Oralism emerged as a predominant communication mode beginning in the 1880s after the infamous "Milan Congress of 1880" at the "Second International Congress on Education of the Deaf" in Milan, Italy, where the delegates (oral proponents) met and declared that oral education or oralism was superior to to manual education and passed a resolution that banned the use of sign language in school.

Shortly after this infamous conference, many Deaf teachers were fired and sign language was banned in schools around the world. From there till the 1960s (the "Dark Age"), many Deaf professionals from writers to teachers declined. Many Deaf people experienced traumas with oralism in their upbringing.

"In my nearly 40 years of life, I've yet to meet a single deaf person who was traumatized by sign language. Yet, I can't count how many were traumatized by mainstreamed and oral education." -- Jeanine Gingras Wiesblatt, on FB, April 12, 2013.

Many Deaf people associate those terms "oralism", "LSL", "AVT", and so on with an experience of pain, coercion, oppression, and other abuses of their natural language acquisition through eye, and the exclusion from their natural human language as well as a damage of healthy identity, and being Deaf.


The oral proponents, such as AGBell (Alexander G. Bell organization), changed this term to other variants: 'listening and spoken language' (LSL), 'auditory verbal therapy' (AVT), and so on, usually capitalized acronomyms such as 'LSL' and 'AVT'.

If you google 'oral' as a single query, the first and the majority of the results on the first page is a dirty word. Pun aside, Amy C. Efron wrote through social media on April 21 that reflects Deaf people's perception, "Oralism is a dirty word. Auditory Verbal Therapy is a dirty word."

The term "listening and spoken language" (LSL) -- in other word English Speech Language -- is seen as a twist and crush over the natural human language, American Sign Language (ASL). It means nothing more than speech as a modality. It is not a language but a superior modality.

"Listening and Spoken Language is used to confuse people and putting this higher esteem over American Sign Language. It is a language appropriation." -Amy Cohen Efron

Efron emphasizes that LSL is actually a therapeutic approach; thus, she points out that it should be called 'listening and speaking therapy'. Back to the old term, 'speech therapy' which is what we traditionally have been familiar with.

Misconceptions and myths

The practice and attitude of oralism reflects phonocentrism which is prevalent in this society -- the superiority of aural-vocal modality over visual-spatial modality.

"The rationale for this educational approach, called 'oralism' was essentially a cliche... 'This is a hearing world, and Deaf people must learn to cope with it.' ... That the average Deaf student, upon leaving school, had an academic achievement level equivalent to a hearing student in the third grade was ascribed to his or her failure to learn, not the school's failure to teach.
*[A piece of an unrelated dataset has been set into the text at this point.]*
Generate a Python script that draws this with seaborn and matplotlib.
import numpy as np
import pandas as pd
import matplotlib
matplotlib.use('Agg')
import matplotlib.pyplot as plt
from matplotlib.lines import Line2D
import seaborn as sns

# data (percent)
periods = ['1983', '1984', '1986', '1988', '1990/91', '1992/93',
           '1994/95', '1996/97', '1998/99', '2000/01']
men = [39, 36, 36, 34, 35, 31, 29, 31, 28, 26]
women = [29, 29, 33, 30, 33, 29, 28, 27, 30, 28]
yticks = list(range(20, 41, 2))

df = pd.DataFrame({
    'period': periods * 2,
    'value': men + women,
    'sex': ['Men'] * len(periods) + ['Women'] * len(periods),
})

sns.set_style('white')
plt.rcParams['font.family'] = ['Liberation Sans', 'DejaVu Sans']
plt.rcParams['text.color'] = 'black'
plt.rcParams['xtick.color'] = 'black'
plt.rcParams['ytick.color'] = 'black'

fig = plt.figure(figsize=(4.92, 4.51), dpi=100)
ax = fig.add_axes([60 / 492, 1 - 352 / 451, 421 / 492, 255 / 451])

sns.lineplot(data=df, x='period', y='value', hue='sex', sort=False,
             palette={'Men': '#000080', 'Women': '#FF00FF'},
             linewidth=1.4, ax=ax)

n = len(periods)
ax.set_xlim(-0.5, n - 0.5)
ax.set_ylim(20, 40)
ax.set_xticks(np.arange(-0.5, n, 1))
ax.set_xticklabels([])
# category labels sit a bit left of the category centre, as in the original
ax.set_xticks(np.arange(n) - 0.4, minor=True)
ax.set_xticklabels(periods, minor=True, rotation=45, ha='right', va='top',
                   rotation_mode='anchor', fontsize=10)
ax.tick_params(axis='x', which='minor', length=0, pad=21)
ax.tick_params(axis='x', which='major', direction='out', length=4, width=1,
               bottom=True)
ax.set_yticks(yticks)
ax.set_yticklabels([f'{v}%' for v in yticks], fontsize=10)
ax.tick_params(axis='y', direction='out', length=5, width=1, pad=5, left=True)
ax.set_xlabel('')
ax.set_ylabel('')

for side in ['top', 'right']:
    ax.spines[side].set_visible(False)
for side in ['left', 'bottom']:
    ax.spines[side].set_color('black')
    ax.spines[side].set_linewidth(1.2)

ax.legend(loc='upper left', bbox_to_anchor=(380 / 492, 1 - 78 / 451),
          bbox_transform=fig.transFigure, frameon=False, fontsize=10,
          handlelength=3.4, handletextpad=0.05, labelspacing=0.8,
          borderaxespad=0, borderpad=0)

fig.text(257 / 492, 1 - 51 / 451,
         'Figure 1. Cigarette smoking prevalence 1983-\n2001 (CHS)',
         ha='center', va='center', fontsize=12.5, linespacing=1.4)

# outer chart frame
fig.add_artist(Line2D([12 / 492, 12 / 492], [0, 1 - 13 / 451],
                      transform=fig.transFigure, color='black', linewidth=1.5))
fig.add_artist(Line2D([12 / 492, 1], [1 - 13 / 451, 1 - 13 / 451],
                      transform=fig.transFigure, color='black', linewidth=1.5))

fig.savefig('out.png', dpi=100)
The fact that schools for the Deaf, before signing was banished, had turned out numberous well-eduated graduates was suppressed to the point that very few, even in the Deaf comunity, were aware of it.'" -- Journey into the Deaf World, pp 266-267.

"Signing would inhibit the learning of speech" is another belief that it is not true. Deaf people with the highest education are bilingual.


With the emerging movement of bilingualism (ASL along with written English) in the late 20th century, many Deaf people rise in professions and higher education.

Neuroscience and linguistics studies show abundance evidence that sign language and speech language are equal from the brain's standpoint.

"The human brain does not discriminate between the hands and the tongue. People discriminate, but not our biological human brain." -- Dr. Laura-Ann Petitto, neuroscientist.

The stories in the video above are very much a similar experience among Deaf students back in the old days where sign language was forbidden in Deaf schools.